Problem description: Of the lines in this material, how many contain "chart"? Answer with a single number only.

──────── Supplied information

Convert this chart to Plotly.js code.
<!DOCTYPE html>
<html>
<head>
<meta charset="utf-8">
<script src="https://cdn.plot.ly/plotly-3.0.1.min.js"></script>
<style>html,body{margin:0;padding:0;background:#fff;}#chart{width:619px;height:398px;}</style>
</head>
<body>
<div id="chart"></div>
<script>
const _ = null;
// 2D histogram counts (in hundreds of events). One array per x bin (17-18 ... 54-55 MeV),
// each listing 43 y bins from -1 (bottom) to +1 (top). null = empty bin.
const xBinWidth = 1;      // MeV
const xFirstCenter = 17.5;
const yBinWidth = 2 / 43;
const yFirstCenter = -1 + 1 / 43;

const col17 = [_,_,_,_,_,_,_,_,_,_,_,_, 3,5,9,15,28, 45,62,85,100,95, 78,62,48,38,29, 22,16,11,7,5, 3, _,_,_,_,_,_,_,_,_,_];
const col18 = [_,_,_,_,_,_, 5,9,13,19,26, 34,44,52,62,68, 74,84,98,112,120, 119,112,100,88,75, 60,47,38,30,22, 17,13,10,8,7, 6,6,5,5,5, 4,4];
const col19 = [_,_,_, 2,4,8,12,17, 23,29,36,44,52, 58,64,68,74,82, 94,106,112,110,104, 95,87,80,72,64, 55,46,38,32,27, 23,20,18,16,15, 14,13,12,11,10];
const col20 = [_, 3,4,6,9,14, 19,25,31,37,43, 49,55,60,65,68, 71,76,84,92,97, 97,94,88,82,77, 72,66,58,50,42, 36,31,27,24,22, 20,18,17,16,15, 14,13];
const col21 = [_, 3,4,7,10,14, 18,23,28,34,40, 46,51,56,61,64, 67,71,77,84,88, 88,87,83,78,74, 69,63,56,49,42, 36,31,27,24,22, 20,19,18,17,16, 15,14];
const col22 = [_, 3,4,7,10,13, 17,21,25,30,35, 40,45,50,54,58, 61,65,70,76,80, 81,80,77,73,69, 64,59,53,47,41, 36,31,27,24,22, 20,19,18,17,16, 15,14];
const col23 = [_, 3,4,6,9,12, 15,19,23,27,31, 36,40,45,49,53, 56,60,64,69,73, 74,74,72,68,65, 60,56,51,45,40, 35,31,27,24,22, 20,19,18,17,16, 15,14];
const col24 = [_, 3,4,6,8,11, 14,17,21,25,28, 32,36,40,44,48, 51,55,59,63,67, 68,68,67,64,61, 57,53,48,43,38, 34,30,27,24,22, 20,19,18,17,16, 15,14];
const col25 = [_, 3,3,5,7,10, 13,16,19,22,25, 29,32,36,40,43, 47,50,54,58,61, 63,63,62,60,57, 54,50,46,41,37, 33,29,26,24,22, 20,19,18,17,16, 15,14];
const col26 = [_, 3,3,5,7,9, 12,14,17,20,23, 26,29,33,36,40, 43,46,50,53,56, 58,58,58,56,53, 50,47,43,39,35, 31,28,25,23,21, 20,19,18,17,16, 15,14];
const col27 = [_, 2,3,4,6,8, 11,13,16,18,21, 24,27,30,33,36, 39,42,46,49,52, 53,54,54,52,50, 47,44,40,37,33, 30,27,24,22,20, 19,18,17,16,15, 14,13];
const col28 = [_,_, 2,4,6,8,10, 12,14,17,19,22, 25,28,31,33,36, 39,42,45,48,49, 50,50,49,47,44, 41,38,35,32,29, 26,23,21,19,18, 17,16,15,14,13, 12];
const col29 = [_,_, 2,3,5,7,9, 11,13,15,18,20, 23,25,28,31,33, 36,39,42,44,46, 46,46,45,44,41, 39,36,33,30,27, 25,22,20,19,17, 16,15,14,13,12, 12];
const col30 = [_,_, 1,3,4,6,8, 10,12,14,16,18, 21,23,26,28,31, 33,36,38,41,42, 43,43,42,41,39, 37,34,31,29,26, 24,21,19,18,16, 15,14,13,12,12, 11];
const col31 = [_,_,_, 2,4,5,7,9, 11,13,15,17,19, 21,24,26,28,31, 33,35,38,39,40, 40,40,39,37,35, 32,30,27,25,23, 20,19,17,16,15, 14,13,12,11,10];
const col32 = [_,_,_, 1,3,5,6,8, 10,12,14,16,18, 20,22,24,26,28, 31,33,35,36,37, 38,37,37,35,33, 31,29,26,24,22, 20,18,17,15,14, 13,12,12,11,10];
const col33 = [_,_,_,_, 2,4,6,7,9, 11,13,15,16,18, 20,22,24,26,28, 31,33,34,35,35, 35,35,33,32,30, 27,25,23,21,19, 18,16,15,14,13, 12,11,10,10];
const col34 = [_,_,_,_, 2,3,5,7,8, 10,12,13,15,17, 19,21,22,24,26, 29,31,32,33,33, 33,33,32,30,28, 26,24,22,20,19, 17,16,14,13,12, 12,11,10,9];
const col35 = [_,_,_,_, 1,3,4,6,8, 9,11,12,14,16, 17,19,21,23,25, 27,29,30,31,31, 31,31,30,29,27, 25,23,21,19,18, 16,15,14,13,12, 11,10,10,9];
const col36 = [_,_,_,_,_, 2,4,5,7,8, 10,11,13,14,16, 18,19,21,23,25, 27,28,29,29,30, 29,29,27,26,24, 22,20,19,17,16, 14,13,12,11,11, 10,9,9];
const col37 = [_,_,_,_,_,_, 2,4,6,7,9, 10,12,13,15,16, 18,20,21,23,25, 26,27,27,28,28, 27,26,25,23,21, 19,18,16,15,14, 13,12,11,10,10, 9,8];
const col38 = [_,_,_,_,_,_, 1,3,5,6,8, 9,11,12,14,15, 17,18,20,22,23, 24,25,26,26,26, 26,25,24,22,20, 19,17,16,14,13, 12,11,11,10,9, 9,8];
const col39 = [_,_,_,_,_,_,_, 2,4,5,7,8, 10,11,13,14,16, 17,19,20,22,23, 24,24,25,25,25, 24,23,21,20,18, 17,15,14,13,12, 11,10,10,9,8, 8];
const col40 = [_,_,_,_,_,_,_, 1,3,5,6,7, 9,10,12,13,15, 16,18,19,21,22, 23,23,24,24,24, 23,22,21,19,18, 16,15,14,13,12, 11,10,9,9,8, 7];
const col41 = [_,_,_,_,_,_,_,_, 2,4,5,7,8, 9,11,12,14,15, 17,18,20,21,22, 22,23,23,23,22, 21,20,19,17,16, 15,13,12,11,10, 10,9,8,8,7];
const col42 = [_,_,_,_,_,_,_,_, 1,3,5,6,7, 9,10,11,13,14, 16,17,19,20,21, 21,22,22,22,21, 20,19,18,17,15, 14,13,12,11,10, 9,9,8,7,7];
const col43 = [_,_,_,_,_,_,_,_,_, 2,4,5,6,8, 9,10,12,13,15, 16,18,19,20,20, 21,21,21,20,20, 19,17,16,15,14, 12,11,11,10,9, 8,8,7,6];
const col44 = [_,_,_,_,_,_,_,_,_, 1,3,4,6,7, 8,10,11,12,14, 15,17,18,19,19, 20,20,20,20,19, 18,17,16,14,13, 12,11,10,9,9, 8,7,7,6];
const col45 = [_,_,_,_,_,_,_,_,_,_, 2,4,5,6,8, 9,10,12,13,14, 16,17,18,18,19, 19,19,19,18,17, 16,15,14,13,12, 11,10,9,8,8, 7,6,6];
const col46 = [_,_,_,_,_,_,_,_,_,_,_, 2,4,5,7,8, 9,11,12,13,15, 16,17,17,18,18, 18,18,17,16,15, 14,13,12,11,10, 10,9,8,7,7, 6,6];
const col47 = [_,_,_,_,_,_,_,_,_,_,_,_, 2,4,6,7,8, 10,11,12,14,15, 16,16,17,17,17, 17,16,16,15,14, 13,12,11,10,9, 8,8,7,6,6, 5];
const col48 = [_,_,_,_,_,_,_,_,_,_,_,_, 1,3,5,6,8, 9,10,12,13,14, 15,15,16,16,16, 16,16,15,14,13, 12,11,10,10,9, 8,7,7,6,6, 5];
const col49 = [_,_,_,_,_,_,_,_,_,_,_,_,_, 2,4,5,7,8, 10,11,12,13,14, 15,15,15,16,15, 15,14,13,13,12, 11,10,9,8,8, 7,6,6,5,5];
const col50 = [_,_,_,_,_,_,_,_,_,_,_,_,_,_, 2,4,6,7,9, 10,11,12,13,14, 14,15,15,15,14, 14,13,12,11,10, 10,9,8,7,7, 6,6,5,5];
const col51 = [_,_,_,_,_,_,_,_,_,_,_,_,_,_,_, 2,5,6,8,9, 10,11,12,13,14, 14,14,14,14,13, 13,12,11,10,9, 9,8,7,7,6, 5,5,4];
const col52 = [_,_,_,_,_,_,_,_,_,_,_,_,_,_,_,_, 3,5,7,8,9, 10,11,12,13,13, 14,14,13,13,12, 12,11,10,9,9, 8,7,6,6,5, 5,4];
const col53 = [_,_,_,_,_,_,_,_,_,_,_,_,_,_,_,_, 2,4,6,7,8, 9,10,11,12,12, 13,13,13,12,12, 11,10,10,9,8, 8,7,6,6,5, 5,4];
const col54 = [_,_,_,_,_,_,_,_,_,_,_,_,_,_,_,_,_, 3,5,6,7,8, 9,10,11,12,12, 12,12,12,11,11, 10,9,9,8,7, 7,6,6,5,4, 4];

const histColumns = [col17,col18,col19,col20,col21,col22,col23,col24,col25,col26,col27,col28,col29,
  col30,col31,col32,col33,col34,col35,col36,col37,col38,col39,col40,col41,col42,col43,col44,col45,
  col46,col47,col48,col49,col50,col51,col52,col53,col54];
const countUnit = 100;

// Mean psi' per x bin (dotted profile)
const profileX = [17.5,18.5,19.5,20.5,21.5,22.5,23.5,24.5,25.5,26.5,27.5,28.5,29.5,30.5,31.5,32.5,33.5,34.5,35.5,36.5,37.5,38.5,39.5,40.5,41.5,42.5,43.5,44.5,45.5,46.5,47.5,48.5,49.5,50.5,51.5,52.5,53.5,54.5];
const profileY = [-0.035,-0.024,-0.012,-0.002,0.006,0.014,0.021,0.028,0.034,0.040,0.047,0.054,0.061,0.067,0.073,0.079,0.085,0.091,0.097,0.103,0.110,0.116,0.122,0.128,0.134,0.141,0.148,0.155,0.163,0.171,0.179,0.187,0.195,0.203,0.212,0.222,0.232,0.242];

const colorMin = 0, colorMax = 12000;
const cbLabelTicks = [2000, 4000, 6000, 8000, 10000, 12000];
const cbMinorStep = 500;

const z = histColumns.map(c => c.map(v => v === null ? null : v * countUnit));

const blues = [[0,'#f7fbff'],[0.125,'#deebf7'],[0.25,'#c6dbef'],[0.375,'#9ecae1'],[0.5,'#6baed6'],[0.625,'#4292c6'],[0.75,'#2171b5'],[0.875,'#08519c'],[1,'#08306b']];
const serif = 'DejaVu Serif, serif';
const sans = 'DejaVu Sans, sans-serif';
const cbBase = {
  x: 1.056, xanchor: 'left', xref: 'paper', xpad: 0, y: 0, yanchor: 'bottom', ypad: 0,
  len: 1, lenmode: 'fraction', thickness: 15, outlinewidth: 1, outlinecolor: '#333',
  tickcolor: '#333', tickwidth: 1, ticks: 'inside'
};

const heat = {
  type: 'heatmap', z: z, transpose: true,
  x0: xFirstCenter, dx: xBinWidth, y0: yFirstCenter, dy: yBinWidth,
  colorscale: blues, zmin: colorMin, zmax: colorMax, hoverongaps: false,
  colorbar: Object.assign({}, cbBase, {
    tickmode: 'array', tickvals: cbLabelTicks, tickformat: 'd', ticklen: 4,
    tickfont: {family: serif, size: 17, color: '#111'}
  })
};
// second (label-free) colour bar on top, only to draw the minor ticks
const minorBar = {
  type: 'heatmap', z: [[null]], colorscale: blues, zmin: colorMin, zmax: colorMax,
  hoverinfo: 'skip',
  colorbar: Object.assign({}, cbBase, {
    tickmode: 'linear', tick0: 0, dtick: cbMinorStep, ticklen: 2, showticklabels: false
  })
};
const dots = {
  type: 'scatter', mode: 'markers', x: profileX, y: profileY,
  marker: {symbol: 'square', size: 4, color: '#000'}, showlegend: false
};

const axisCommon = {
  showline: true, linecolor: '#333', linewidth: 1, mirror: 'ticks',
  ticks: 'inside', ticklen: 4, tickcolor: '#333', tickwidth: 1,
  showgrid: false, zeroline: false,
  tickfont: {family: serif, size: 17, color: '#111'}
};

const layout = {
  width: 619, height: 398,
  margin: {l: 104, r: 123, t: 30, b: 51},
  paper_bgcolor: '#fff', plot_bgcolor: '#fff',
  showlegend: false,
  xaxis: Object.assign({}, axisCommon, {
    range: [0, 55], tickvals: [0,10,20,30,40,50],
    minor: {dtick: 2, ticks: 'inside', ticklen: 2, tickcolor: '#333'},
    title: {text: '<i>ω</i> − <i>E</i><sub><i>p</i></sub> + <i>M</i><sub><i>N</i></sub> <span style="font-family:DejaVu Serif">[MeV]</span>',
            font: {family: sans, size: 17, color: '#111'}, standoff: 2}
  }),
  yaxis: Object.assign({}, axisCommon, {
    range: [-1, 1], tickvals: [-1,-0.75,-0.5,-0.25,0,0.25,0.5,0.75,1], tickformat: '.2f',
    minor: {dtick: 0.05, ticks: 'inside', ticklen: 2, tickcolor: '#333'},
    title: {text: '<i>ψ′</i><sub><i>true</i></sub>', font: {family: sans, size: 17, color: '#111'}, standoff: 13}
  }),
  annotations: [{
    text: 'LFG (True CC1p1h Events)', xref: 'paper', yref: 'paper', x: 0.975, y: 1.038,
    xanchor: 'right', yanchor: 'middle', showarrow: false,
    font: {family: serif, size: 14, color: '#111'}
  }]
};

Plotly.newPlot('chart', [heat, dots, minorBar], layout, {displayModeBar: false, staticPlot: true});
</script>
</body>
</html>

────────────────

In response: 4